August 21st, 2001/November 19th, 2001

To put the budget in perspective, film cost $3900, development and transfer of the film to BetaSP cost $6900, the D.P. and his hotel cost a total of $2700. So between those three things is $13,500 of the total $20,500...

August 21st, 2001

    Rick came over and we watched the movie, noted any final sound problems we had. Once scene was totally out of sync, so I have to fix that. Then, I’ll be sending it out to distributors(I sent a copy with the fucked-up sync to the Copyright Office to establish my copyright).

    All in all, I’m pleased with the movie. It’s got some moments where I literally cringe because I don’t like the scene, but there’s a lot of great moments too.

    What it all boils down to is that it’s better than I ever expected it to be. I’ll put it up against any other under $25,000 flick, especially by a first-time director. The final budget, total cost to make Hunting Humans, was $20,500.

November 19, 2001

    A lot has happened. I’ve fixed everything that had problems. I started mailing out tapes to distributors(nine have gone out) and already there’s good news.

    One of the ones I sent the tape to first, Spectrum Films, called my voice mail number that I gave them and said they’d like “to discuss a possible distribution deal”. This was on Thursday the 15th.

    I figured I’d call them on Monday, which would give me some time to talk to some people and see if I could get my mind wrapped around what I’d say.

    Instead, Friday came around and they dropped me an email which said the following:

Yvette gave you a call yesterday.  Perhaps you're busy or you found a distributor, but I just wanted you to know that your movie was so "different" it had to make the rounds.  I saw it first and that started the rounds.  Unanimously, it is a good film and we would like to distribute it.

Please let us know either way.”

    It was signed by one of their acquisition guys.

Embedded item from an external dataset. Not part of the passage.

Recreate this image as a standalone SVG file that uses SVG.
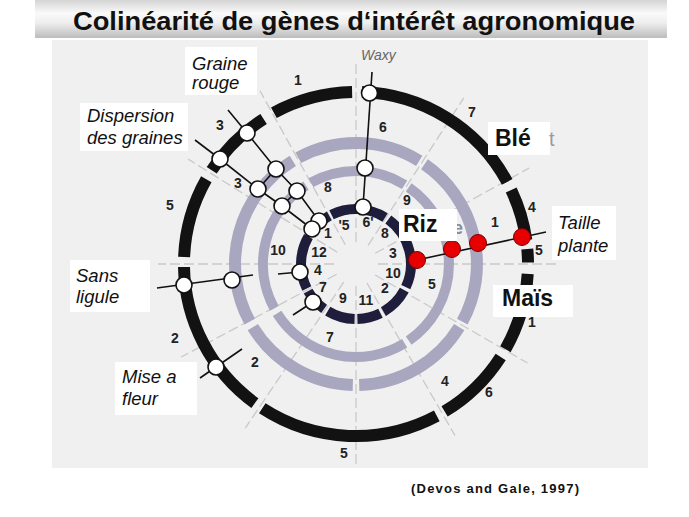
<svg xmlns="http://www.w3.org/2000/svg" width="689" height="517" viewBox="0 0 689 517">
<defs>
<linearGradient id="bar" x1="0" y1="0" x2="0" y2="1">
<stop offset="0" stop-color="#d4d4d4"/>
<stop offset="0.35" stop-color="#fafafa"/>
<stop offset="0.6" stop-color="#eeeeee"/>
<stop offset="1" stop-color="#bcbcbc"/>
</linearGradient>
<style>
.rad{stroke:#c9c9c9;stroke-width:1.3;stroke-dasharray:10 4;fill:none}
.blk{fill:none;stroke:#121212;stroke-width:12}
.gry{fill:none;stroke:#a9a6bf;stroke-width:12}
.gry2{fill:none;stroke:#a9a6bf;stroke-width:10}
.nvy{fill:none;stroke:#1e1e3c;stroke-width:10}
.ln{fill:none;stroke:#111;stroke-width:1.6}
.wc{fill:#fff;stroke:#111;stroke-width:1.6}
.rc{fill:#e60000;stroke:#7a0000;stroke-width:1}
.num{font-family:"Liberation Sans",Arial,sans-serif;font-weight:bold;font-size:14px;fill:#222;text-anchor:middle}
.lab{font-family:"Liberation Sans",Arial,sans-serif;font-style:italic;font-size:18.5px;fill:#111}
.sp{font-family:"Liberation Sans",Arial,sans-serif;font-weight:bold;font-size:23px;fill:#111}
.box{fill:#fff}
</style>
</defs>
<rect width="689" height="517" fill="#fff"/>
<rect x="52" y="40" width="596" height="428" fill="#f0f0f0"/>
<g id="title">
<rect x="35" y="0" width="632" height="38" fill="url(#bar)"/>
<text x="354" y="30" text-anchor="middle" font-family="Liberation Sans,Arial,sans-serif" font-weight="bold" font-size="25" textLength="562" lengthAdjust="spacingAndGlyphs" fill="#111">Colinéarité de gènes d‘intérêt agronomique</text>
</g>
<g id="radials">
<line class="rad" x1="356" y1="242" x2="356" y2="62"/>
<line class="rad" x1="368" y1="245.5" x2="463.8" y2="97.9"/>
<line class="rad" x1="375.2" y1="253.3" x2="529.2" y2="168"/>
<line class="rad" x1="378" y1="264" x2="560" y2="264"/>
<line class="rad" x1="375.1" y1="275" x2="527.5" y2="363"/>
<line class="rad" x1="367" y1="283.1" x2="455" y2="435.5"/>
<line class="rad" x1="356" y1="286" x2="356" y2="464"/>
<line class="rad" x1="343.7" y1="282.2" x2="245.3" y2="428.1"/>
<line class="rad" x1="336.6" y1="274.3" x2="181.2" y2="357"/>
<line class="rad" x1="334" y1="264" x2="158" y2="264"/>
<line class="rad" x1="337.3" y1="252.3" x2="188.1" y2="159.1"/>
<line class="rad" x1="345.3" y1="244.8" x2="260" y2="90.8"/>
</g>
<g id="ring-ble">
<path class="blk" d="M362,92.1 A172,172 0 0 1 507.2,181.9"/>
<path class="blk" d="M511.2,190 A172,172 0 0 1 526.3,240.1"/>
<path class="blk" d="M527.3,249 A172,172 0 0 1 528,262.5"/>
<path class="blk" d="M527.7,273.9 A172,172 0 0 1 505.4,349.2"/>
<path class="blk" d="M500.7,356.9 A172,172 0 0 1 444.6,411.4"/>
<path class="blk" d="M436.8,415.9 A172,172 0 0 1 262.3,408.3"/>
<path class="blk" d="M254.9,403.1 A172,172 0 0 1 184,267"/>
<path class="blk" d="M184.1,257.1 A172,172 0 0 1 206.3,179.3"/>
<path class="blk" d="M211.7,170.3 A172,172 0 0 1 263.6,119"/>
<path class="blk" d="M273.9,112.8 A172,172 0 0 1 352.1,92.1"/>
</g>
<g id="ring-gray-outer">
<path class="gry" d="M298.3,157.7 A121,121 0 0 1 419.2,160.8"/>
<path class="gry" d="M424.5,164.3 A121,121 0 0 1 462.3,321.7"/>
<path class="gry" d="M459.2,327.2 A121,121 0 0 1 359.2,385"/>
<path class="gry" d="M352.8,385 A121,121 0 0 1 252.8,327.2"/>
<path class="gry" d="M249.7,321.7 A121,121 0 0 1 292.8,160.8"/>
</g>
<g id="ring-gray-inner">
<path class="gry2" d="M310.9,182.7 A93,93 0 0 1 404.6,184.7"/>
<path class="gry2" d="M408.7,187.4 A93,93 0 0 1 408.7,340.6"/>
<path class="gry2" d="M404.6,343.3 A93,93 0 0 1 277.1,313.3"/>
<path class="gry2" d="M274.3,308.4 A93,93 0 0 1 306,185.6"/>
</g>
<g id="ring-riz">
<path class="nvy" d="M331.5,214.8 A55,55 0 0 1 385.1,217.4"/>
<path class="nvy" d="M388.3,219.5 A55,55 0 0 1 405.8,287.2"/>
<path class="nvy" d="M404.3,290.2 A55,55 0 0 1 383.5,311.6"/>
<path class="nvy" d="M380.5,313.2 A55,55 0 0 1 357.4,319"/>
<path class="nvy" d="M354.6,319 A55,55 0 0 1 327.7,311.1"/>
<path class="nvy" d="M324.1,308.8 A55,55 0 0 1 308.1,291.1"/>
<path class="nvy" d="M306.8,288.5 A55,55 0 0 1 308.4,236.5"/>
<path class="nvy" d="M309.6,234.4 A55,55 0 0 1 329.3,215.9"/>
</g>
<g id="numbers">
<text class="num" x="298" y="85">1</text>
<text class="num" x="220" y="130">3</text>
<text class="num" x="238" y="188">3</text>
<text class="num" x="170" y="210">5</text>
<text class="num" x="328" y="192">8</text>
<text class="num" x="383" y="132">6</text>
<text class="num" x="472" y="117">7</text>
<text class="num" x="407" y="205">9</text>
<text class="num" x="495" y="227">1</text>
<text class="num" x="532" y="212">4</text>
<text class="num" x="539" y="255">5</text>
<text class="num" x="532" y="327">1</text>
<text class="num" x="489" y="397">6</text>
<text class="num" x="445" y="386">4</text>
<text class="num" x="432" y="289">5</text>
<text class="num" x="344" y="458">5</text>
<text class="num" x="175" y="343">2</text>
<text class="num" x="255" y="367">2</text>
<text class="num" x="330" y="342">7</text>
<text class="num" x="278" y="255">10</text>
<text class="num" x="344" y="230">'5</text>
<text class="num" x="368" y="227">6'</text>
<text class="num" x="385" y="238">8</text>
<text class="num" x="393" y="258">3</text>
<text class="num" x="393" y="278">10</text>
<text class="num" x="385" y="293">2</text>
<text class="num" x="366" y="305">11</text>
<text class="num" x="343" y="303">9</text>
<text class="num" x="323" y="292">7</text>
<text class="num" x="318" y="275">4</text>
<text class="num" x="319" y="257">12</text>
<text class="num" x="328" y="238">1</text>
</g>
<g id="connectors">
<polyline class="ln" points="372,72 363,207"/>
<polyline class="ln" points="228,110 247,133 276,169 297,191 319,221"/>
<polyline class="ln" points="195,140 220,159 258,189 282,206 312,229"/>
<line class="ln" x1="276" y1="169" x2="258" y2="189"/>
<line class="ln" x1="297" y1="191" x2="282" y2="206"/>
<line class="ln" x1="319" y1="221" x2="312" y2="229"/>
<line class="ln" x1="157" y1="288" x2="253" y2="275"/>
<line class="ln" x1="200" y1="378" x2="242" y2="349"/>
<line class="ln" x1="278" y1="274" x2="300" y2="272"/>
<line class="ln" x1="293" y1="315" x2="313" y2="302"/>
<line class="ln" x1="417" y1="260" x2="546" y2="232"/>
</g>
<g id="loci">
<circle class="wc" cx="369.5" cy="93" r="8"/>
<circle class="wc" cx="365" cy="168" r="8"/>
<circle class="wc" cx="363" cy="207" r="8"/>
<circle class="wc" cx="247" cy="133" r="8"/>
<circle class="wc" cx="276" cy="169" r="8"/>
<circle class="wc" cx="297" cy="191" r="8"/>
<circle class="wc" cx="319" cy="221" r="8"/>
<circle class="wc" cx="220" cy="159" r="8"/>
<circle class="wc" cx="258" cy="189" r="8"/>
<circle class="wc" cx="282" cy="206" r="8"/>
<circle class="wc" cx="312" cy="229" r="8"/>
<circle class="wc" cx="184" cy="285" r="8"/>
<circle class="wc" cx="232" cy="280" r="8"/>
<circle class="wc" cx="216" cy="367" r="8"/>
<circle class="wc" cx="300" cy="272" r="8"/>
<circle class="wc" cx="313" cy="302" r="8"/>
<circle class="rc" cx="417" cy="260" r="8.5"/>
<circle class="rc" cx="452" cy="249" r="8.5"/>
<circle class="rc" cx="478" cy="243" r="8.5"/>
<circle class="rc" cx="522" cy="237" r="8.5"/>
</g>
<g id="label-waxy"><text x="361" y="60" font-family="Liberation Sans,Arial,sans-serif" font-style="italic" font-size="14" fill="#666">Waxy</text></g>
<g id="label-graine"><rect class="box" x="185" y="47" width="72" height="48"/><text class="lab" x="192" y="70">Graine</text><text class="lab" x="192" y="89">rouge</text></g>
<g id="label-dispersion"><rect class="box" x="80" y="103" width="108" height="48"/><text class="lab" x="87" y="122">Dispersion</text><text class="lab" x="87" y="144">des graines</text></g>
<g id="label-sans"><rect class="box" x="70" y="260" width="80" height="52"/><text class="lab" x="76" y="282">Sans</text><text class="lab" x="76" y="303">ligule</text></g>
<g id="label-mise"><rect class="box" x="115" y="362" width="82" height="53"/><text class="lab" x="122" y="383">Mise a</text><text class="lab" x="122" y="405">fleur</text></g>
<g id="label-taille"><rect class="box" x="552" y="206" width="64" height="54"/><text class="lab" x="558" y="229">Taille</text><text class="lab" x="558" y="252">plante</text></g>
<g id="label-ble"><rect class="box" x="488" y="122" width="62" height="33"/><text class="sp" x="495" y="146">Blé</text><text x="549" y="146" font-family="Liberation Sans,Arial,sans-serif" font-size="20" fill="#9a9a9a">t</text></g>
<g id="label-riz"><text x="453" y="234" font-family="Liberation Sans,Arial,sans-serif" font-weight="bold" font-size="18" fill="#8a8a9a">e</text><rect class="box" x="399" y="209" width="58" height="32"/><text class="sp" x="403" y="232">Riz</text></g>
<g id="label-mais"><rect class="box" x="493" y="285" width="80" height="32"/><text class="sp" x="502" y="306">Maïs</text></g>
<g id="citation"><text x="411" y="493" font-family="Liberation Sans,Arial,sans-serif" font-weight="bold" font-size="13" textLength="168" lengthAdjust="spacing" fill="#111">(Devos and Gale, 1997)</text></g>
</svg>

All of a sudden it’s not “We want to talk”, it was “We want to distribute”.

    Understand, from all I’d read, it sounded like finding a distributor for an independent movie with no known stars was a little like looking for your contact lens in an in-ground pool.

    And here we are, three weeks after sending out tapes, a distributor has already offered to distribute it.

    I keep my wits about me. First, never celebrate until someone’s signed on the dotted line. Second, I don’t know much about Spectrum. Their web site shows they’ve distributed other small movies, some with small stars and some with no stars. But do they pay well? Do they get behind your movie and try to get it out there?

    And there’s another part of me—the same part that was saying “When are the distributors going to call?”—that’s now saying “Why’d they have to call so soon? None of the other distributors have even had a chance to see it yet?”

    See, no mattter what happens, I’ve always got reason to complain.